Posted by: Asher Steinberg | May 24, 2017 6:35:20 PM

Unless I am misreading, this post suggests that Bethune-Hill was also decided this week. It wasn't.

Posted by: Sam | May 24, 2017 5:09:47 PM

It must be noted that the Justices were unanimous that one of the two districts had to be struck down. So any talk about conservatives Justices looking to "short-term" partisan advantage is grossly inaccurate.

The other district turned primarily on how closely the Justices should inspect the record. As to both districts, the liberals suggested they shouldn't look too closely at the record (except for clear error). It is difficult to believe the liberal members will proceed consistent with this opinion regarding clear error if a lower court doesn't find unconstitutional racial consideration. That was the real focus of Alito's rebuke and Kagan mockingly derided his reliance on the record in footnote 6.

What has not been remarked upon -- and I am doing so for the first time here -- was Kagan's very ironic reference to "Inherit the Wind" in footnote 6. She proposed that Alito's reliance on the state's star witness's testimony is comparable to a retelling of the play "from the perspective of William Jennings Bryan." However, the play completely misrepresented the Scopes Monkey Trial and told it from the perspective of Clarence Darrow (if he lacked all scruples). Given the facts of the real case, I think a play told from the perspective of William Jennings Bryan would be far more enlightening and honest affair.
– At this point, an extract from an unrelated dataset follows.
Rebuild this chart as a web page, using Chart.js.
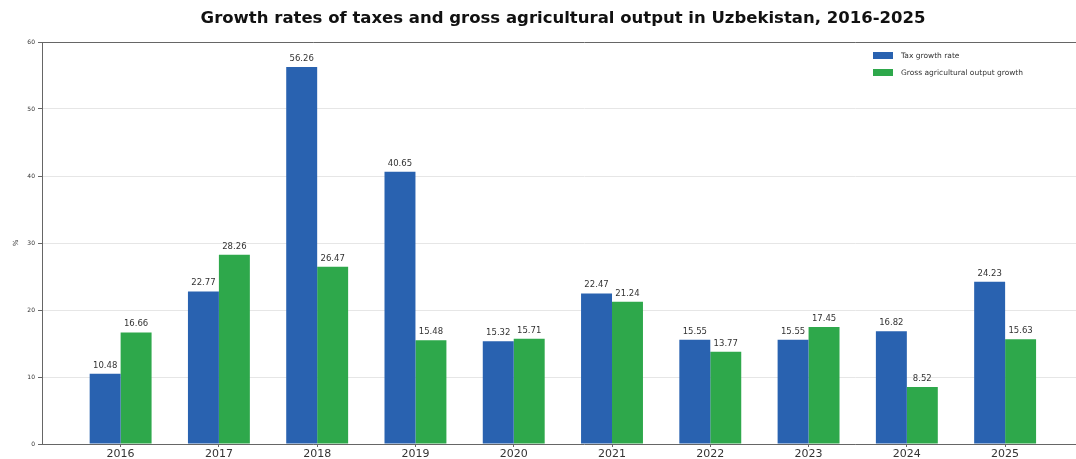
<!DOCTYPE html>
<html>
<head>
<meta charset="utf-8">
<script src="https://cdn.jsdelivr.net/npm/chart.js@4"></script>
<style>
  html, body { margin: 0; padding: 0; background: #fff; overflow: hidden; }
  #wrap { width: 1076px; height: 459px; overflow: hidden; }
</style>
</head>
<body>
<div id="wrap"><canvas id="growthchart" width="1126" height="459"></canvas></div>
<script>
const years = ['2016', '2017', '2018', '2019', '2020', '2021', '2022', '2023', '2024', '2025'];
const taxGrowth = [10.48, 22.77, 56.26, 40.65, 15.32, 22.47, 15.55, 15.55, 16.82, 24.23];
const agriGrowth = [16.66, 28.26, 26.47, 15.48, 15.71, 21.24, 13.77, 17.45, 8.52, 15.63];
const yTicks = [0, 10, 20, 30, 40, 50, 60];

const blue = '#2962b0';
const green = '#2ea84b';

function points(values) {
    return values.map((v, i) => ({ x: i, y: v }));
}

// value labels above every bar
const barLabels = {
    id: 'barLabels',
    afterDatasetsDraw(chart) {
        const ctx = chart.ctx;
        ctx.save();
        ctx.font = '8.5px "DejaVu Sans"';
        ctx.fillStyle = '#333';
        ctx.textAlign = 'center';
        ctx.textBaseline = 'bottom';
        chart.data.datasets.forEach((ds, d) => {
            chart.getDatasetMeta(d).data.forEach((bar, i) => {
                ctx.fillText(ds.data[i].y.toFixed(2), bar.x, bar.y - 4);
            });
        });
        ctx.restore();
    }
};

// legend sits inside the plot, upper right
const innerLegend = {
    id: 'innerLegend',
    afterDraw(chart) {
        const ctx = chart.ctx;
        const area = chart.chartArea;
        const x0 = 873;
        ctx.save();
        ctx.font = '7.5px "DejaVu Sans"';
        ctx.textBaseline = 'middle';
        chart.data.datasets.forEach((ds, d) => {
            const y = area.top + 14 + d * 17;
            ctx.fillStyle = ds.backgroundColor;
            ctx.fillRect(x0, y - 4, 20, 7);
            ctx.fillStyle = '#333';
            ctx.fillText(ds.label, x0 + 28, y);
        });
        ctx.restore();
    }
};

const data = {
    datasets: [
        {
            label: 'Tax growth rate',
            data: points(taxGrowth),
            backgroundColor: blue,
            categoryPercentage: 0.63,
            barPercentage: 1
        },
        {
            label: 'Gross agricultural output growth',
            data: points(agriGrowth),
            backgroundColor: green,
            categoryPercentage: 0.63,
            barPercentage: 1
        }
    ]
};

const config = {
    type: 'bar',
    data: data,
    plugins: [barLabels, innerLegend],
    options: {
        responsive: false,
        animation: false,
        layout: {
            padding: 0
        },
        plugins: {
            legend: { display: false },
            tooltip: { enabled: false },
            title: {
                display: true,
                text: 'Growth rates of taxes and gross agricultural output in Uzbekistan, 2016-2025',
                color: '#111',
                font: { family: 'DejaVu Sans', size: 16.5, weight: 'bold' },
                padding: { top: 9, bottom: 13.2 }
            }
        },
        scales: {
            x: {
                type: 'linear',
                offset: false,
                min: -0.8,
                max: 10.23,
                afterBuildTicks(scale) {
                    scale.ticks = years.map((_, i) => ({ value: i }));
                },
                afterFit(scale) {
                    scale.height = 15;
                },
                ticks: {
                    callback: (v) => years[v],
                    color: '#333',
                    font: { family: 'DejaVu Sans', size: 11 },
                    padding: 1,
                    maxRotation: 0,
                    autoSkip: false
                },
                grid: {
                    offset: false,
                    drawOnChartArea: false,
                    drawTicks: true,
                    tickLength: 3,
                    color: '#666'
                },
                border: { color: '#666', width: 1 }
            },
            y: {
                min: 0,
                max: 60,
                afterBuildTicks(scale) {
                    scale.ticks = yTicks.map(v => ({ value: v }));
                },
                afterFit(scale) {
                    scale.width = 42;
                },
                title: {
                    display: true,
                    text: '%',
                    color: '#333',
                    font: { family: 'DejaVu Sans', size: 7 },
                    padding: { top: 12, bottom: 0 }
                },
                ticks: {
                    color: '#333',
                    font: { family: 'DejaVu Sans', size: 6 },
                    padding: 3
                },
                grid: {
                    color: (c) => c.tick && c.tick.value === 60 ? '#666' : '#e6e6e6',
                    lineWidth: 1,
                    tickLength: 4,
                    tickColor: '#666'
                },
                border: { color: '#666', width: 1 }
            }
        }
    }
};

const ctx = document.getElementById('growthchart').getContext('2d');
const chart = new Chart(ctx, config);
</script>
</body>
</html>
For Kagan, an educated person who chooses words carefully as a profession, was this deliberate? Applying modest scrutiny to her chosen example supports Alito's argument so tremendously at least we should get some amusement from it.
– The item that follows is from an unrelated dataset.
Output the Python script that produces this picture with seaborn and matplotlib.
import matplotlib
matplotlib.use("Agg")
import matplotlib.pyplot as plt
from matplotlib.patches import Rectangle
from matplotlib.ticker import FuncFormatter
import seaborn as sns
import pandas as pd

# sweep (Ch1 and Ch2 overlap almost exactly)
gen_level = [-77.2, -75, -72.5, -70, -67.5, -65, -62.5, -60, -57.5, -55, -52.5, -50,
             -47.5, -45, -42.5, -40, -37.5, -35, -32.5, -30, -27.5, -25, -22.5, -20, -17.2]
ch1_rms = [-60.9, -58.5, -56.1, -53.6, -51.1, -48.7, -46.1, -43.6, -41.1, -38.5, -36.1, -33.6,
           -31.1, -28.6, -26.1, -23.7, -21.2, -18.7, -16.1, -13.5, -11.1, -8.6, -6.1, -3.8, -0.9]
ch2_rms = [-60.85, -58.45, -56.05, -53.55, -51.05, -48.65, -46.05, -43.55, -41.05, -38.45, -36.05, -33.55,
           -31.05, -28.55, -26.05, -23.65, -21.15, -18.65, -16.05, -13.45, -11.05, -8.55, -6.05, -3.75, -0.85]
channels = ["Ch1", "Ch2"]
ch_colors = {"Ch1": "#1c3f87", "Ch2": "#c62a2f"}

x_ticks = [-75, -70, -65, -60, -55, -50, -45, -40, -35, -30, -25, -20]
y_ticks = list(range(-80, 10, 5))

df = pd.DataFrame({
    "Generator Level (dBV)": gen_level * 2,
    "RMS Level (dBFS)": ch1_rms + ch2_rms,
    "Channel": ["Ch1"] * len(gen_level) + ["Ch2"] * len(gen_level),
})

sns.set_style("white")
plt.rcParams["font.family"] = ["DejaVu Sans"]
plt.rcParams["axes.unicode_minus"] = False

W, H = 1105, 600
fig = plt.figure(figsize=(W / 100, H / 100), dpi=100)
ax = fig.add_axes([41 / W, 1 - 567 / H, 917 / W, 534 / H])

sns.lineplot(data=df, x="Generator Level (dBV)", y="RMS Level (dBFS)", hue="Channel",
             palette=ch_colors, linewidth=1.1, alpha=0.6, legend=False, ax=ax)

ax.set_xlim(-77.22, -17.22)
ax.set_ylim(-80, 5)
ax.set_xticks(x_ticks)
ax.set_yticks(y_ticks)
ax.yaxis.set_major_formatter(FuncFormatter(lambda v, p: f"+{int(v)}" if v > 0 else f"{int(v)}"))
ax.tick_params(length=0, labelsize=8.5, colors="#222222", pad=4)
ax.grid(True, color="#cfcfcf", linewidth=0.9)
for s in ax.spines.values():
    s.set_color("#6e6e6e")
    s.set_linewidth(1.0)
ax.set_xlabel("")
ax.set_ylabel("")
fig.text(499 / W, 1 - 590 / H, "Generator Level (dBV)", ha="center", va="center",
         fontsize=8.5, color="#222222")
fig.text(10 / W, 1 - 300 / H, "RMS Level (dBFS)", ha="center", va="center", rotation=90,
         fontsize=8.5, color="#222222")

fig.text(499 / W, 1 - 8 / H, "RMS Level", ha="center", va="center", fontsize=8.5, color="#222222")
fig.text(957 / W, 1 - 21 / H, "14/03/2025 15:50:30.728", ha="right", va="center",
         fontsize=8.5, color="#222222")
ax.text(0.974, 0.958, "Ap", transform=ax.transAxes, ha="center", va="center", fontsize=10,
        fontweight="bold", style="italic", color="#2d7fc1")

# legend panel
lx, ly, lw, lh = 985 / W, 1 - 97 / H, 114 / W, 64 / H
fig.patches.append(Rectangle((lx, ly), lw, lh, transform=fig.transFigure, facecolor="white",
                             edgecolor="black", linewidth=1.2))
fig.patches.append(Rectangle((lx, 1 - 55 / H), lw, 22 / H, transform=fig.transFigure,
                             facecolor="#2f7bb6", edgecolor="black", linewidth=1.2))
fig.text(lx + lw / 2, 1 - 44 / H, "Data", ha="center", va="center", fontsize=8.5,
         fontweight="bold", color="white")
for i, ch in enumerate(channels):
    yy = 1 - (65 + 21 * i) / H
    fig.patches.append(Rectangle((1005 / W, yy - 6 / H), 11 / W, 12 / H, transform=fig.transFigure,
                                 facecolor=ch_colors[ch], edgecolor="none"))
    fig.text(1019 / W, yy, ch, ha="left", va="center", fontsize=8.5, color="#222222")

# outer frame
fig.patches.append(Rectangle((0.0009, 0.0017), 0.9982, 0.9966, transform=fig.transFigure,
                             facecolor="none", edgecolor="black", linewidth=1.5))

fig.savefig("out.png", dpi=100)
Posted by: Crispian | May 24, 2017 11:51:36 AM

I am partisan, but it strikes me as a false equivalence to say the conservatives are equally partisan for wishing to adhere to a precedent which they did not agree to as the libs are for ignoring it when it suits them. In other words, the losing side has a right to switch to the prevailing view, while the prevailers don't have a right to switch. Because, precedent.